+++ DATA EXCERPT
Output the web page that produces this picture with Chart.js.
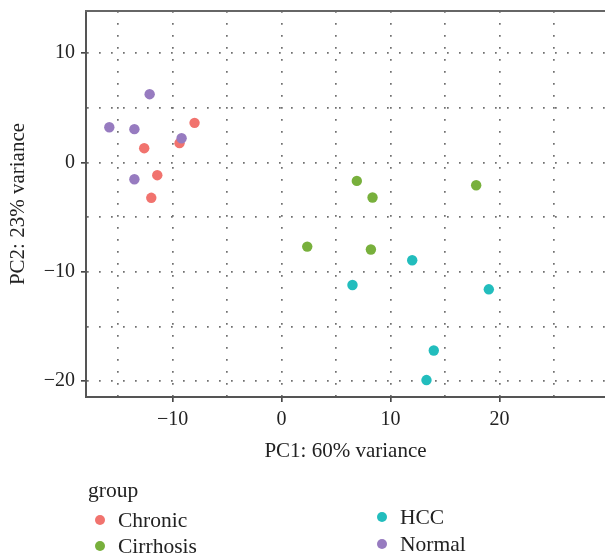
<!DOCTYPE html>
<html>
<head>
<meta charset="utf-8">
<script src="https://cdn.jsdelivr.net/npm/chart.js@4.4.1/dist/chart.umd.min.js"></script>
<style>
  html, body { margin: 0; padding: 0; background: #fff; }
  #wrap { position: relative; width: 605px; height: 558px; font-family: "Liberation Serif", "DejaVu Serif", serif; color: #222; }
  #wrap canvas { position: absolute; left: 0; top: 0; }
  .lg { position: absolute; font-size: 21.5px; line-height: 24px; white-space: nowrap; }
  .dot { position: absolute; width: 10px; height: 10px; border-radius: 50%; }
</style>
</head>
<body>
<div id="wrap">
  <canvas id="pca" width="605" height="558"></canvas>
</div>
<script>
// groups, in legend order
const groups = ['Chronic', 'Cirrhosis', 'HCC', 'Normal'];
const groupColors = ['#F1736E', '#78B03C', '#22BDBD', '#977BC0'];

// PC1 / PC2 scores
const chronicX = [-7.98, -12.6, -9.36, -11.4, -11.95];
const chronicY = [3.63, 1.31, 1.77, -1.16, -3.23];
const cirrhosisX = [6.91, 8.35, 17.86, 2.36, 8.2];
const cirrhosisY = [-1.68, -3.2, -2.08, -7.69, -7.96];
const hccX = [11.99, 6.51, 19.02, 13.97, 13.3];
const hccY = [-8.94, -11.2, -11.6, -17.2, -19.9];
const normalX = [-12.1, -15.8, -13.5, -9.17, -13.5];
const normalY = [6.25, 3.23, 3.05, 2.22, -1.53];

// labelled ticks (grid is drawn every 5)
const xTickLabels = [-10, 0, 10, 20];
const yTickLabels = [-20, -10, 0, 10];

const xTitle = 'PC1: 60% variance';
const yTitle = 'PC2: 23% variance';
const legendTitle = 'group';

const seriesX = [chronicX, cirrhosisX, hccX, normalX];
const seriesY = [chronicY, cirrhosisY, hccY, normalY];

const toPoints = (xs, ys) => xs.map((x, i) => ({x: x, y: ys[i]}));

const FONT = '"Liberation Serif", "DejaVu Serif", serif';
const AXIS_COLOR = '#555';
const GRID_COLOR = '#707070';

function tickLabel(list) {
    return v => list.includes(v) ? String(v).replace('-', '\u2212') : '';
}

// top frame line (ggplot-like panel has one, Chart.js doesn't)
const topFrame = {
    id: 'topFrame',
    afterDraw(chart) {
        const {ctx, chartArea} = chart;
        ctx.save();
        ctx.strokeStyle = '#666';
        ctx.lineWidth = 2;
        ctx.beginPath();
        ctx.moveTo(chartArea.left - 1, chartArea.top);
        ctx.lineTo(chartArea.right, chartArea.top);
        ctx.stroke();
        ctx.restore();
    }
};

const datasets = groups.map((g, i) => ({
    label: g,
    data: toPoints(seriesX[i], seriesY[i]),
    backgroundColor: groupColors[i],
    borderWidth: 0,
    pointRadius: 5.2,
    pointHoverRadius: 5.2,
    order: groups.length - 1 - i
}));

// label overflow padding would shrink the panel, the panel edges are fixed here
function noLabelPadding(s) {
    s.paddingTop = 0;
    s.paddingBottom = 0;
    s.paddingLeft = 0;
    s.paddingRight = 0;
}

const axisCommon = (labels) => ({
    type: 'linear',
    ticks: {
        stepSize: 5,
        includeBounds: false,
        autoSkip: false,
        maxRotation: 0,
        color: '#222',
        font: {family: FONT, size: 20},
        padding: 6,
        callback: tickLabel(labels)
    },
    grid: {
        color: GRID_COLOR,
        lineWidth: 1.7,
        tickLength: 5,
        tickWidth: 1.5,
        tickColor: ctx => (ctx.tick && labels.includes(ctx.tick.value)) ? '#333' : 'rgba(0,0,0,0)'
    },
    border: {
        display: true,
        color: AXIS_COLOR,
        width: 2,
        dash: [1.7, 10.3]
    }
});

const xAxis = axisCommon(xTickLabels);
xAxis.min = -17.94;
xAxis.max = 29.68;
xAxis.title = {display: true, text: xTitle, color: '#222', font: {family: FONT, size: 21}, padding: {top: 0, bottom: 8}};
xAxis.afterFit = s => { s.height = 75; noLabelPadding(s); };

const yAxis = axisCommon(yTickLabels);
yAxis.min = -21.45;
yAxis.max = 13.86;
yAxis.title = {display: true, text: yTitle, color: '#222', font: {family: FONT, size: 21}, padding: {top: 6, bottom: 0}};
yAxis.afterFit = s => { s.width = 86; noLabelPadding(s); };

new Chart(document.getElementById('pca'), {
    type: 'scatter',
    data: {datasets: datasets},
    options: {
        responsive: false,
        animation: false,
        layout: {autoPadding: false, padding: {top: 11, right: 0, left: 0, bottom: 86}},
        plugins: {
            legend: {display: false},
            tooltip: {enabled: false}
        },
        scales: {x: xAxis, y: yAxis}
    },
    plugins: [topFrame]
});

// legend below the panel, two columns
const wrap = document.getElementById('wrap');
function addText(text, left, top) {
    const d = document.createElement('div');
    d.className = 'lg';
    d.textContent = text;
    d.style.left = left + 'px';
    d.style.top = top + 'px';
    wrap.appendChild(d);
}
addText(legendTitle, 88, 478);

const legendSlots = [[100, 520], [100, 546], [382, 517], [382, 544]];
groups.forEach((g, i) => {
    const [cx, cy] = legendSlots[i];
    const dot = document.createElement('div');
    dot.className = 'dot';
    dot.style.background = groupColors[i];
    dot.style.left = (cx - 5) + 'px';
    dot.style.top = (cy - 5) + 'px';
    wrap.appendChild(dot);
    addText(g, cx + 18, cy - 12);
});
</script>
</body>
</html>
++++++
**GIVEN INSTRUCTION**. Please repeat exactly the data above from its first line to the line that contains "['#F1736E', '#78B03C', '#22BDBD', '#977BC0'];", inclusive, and leave every picture out.

**THE RESULT**.
Output the web page that produces this picture with Chart.js.
<!DOCTYPE html>
<html>
<head>
<meta charset="utf-8">
<script src="https://cdn.jsdelivr.net/npm/chart.js@4.4.1/dist/chart.umd.min.js"></script>
<style>
  html, body { margin: 0; padding: 0; background: #fff; }
  #wrap { position: relative; width: 605px; height: 558px; font-family: "Liberation Serif", "DejaVu Serif", serif; color: #222; }
  #wrap canvas { position: absolute; left: 0; top: 0; }
  .lg { position: absolute; font-size: 21.5px; line-height: 24px; white-space: nowrap; }
  .dot { position: absolute; width: 10px; height: 10px; border-radius: 50%; }
</style>
</head>
<body>
<div id="wrap">
  <canvas id="pca" width="605" height="558"></canvas>
</div>
<script>
// groups, in legend order
const groups = ['Chronic', 'Cirrhosis', 'HCC', 'Normal'];
const groupColors = ['#F1736E', '#78B03C', '#22BDBD', '#977BC0'];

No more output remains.